Using computer vision to explore ads in the Newspaper Navigator dataset

Overview

Working with digitized historic materials at scale poses some challenges. This series of notebooks is intended to give a rough overview of some of the considerations involved. It is not intended to model best practice.

Each of these notebooks looks at a particular stage in a machine learning pipeline.

Semi minimal computing

Minimal computing refers to

"computing done under some set of significant constraints of hardware, software, education, network capacity, power, or other factors. Minimal computing includes both the maintenance, refurbishing, and use of machines to do DH work out of necessity along with the use of new streamlined computing hardware like the Raspberry Pi or the Arduino micro controller to do DH work by choice." - Source https://go-dh.github.io/mincomp/about/

Deep learning has a reputation for being resource-heavy in multiple ways. In particular deep learning is associated with requiring lots of data and a large amount of compute resource. Although there is truth to this reputation, it is increasingly possible to use deep learning with smallish amounts of data and smallish amounts of compute. Since smallish is a little bit vague in these notebooks, the following constraints are observed:

  • only one person doing annotating
  • the majority of code was run on a consumer laptop (Macbook Pro 2018)
  • some of the notebooks are executed on the Google Colab platform to take advantage of the 'free' GPUs.
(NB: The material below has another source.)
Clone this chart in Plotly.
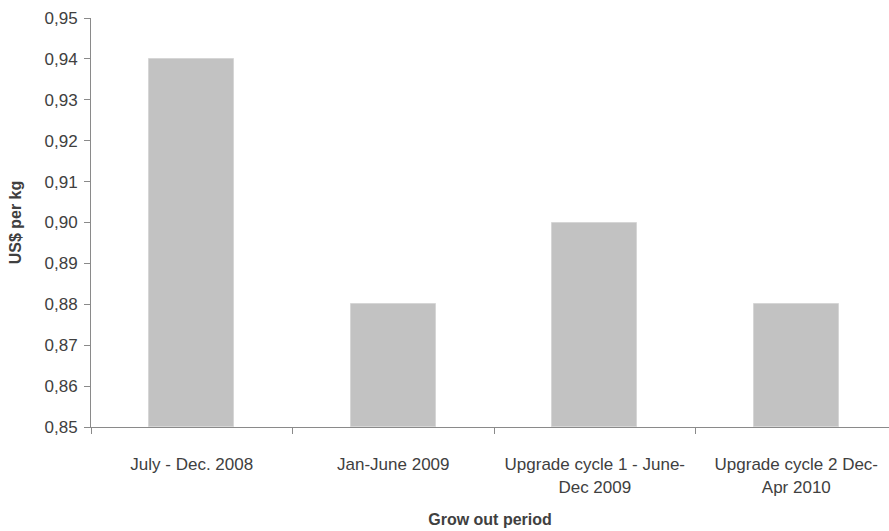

Although these constraints aren't super minimal, they hopefully show that deep learning might be something that could be used in the absence of large grants or donations of cloud credits.

Our question

The question guiding these notebooks is the changes in visual content in advertising in newspapers over the period covered by the Newspaper Navigator data. In particular, we want to see how much advertising was 'visual' and how much was text only. We may then explore how the relative frequency of these types of advertising intersects with other information we can find in the Newspaper Navigator data.

Working at scale: sampling

The first proper notebook will focus on how we should sample from newspaper navigator data in a way that will help us train a computer vision model that will be useful for answering our question.

How our training data interacts with our models: can CNNs time travel?

Although we may want to use computer vision to answer humanities questions, we should still consider how these models work and where they might not work. This may not involve developing new computer vision model architectures as much as trying to find ways of evaluating existing models for biases on the data you will be working with.

The following notebook explores an example of this type of question by looking at whether classifiers trained on one decade will be effective at making predictions in a much later or earlier time period.

Images as data: Inference and working with outputs

Once we are semi confident our model does fairly well across all data in our corpus, we move to inference (the process of creating predictions on new unseen data). This includes some discussion of some considerations we might want to make when we do this process on extensive collections with relatively limited computational resources.

The final notebook begins to look at possible approaches to working with the outputs of machine learning models.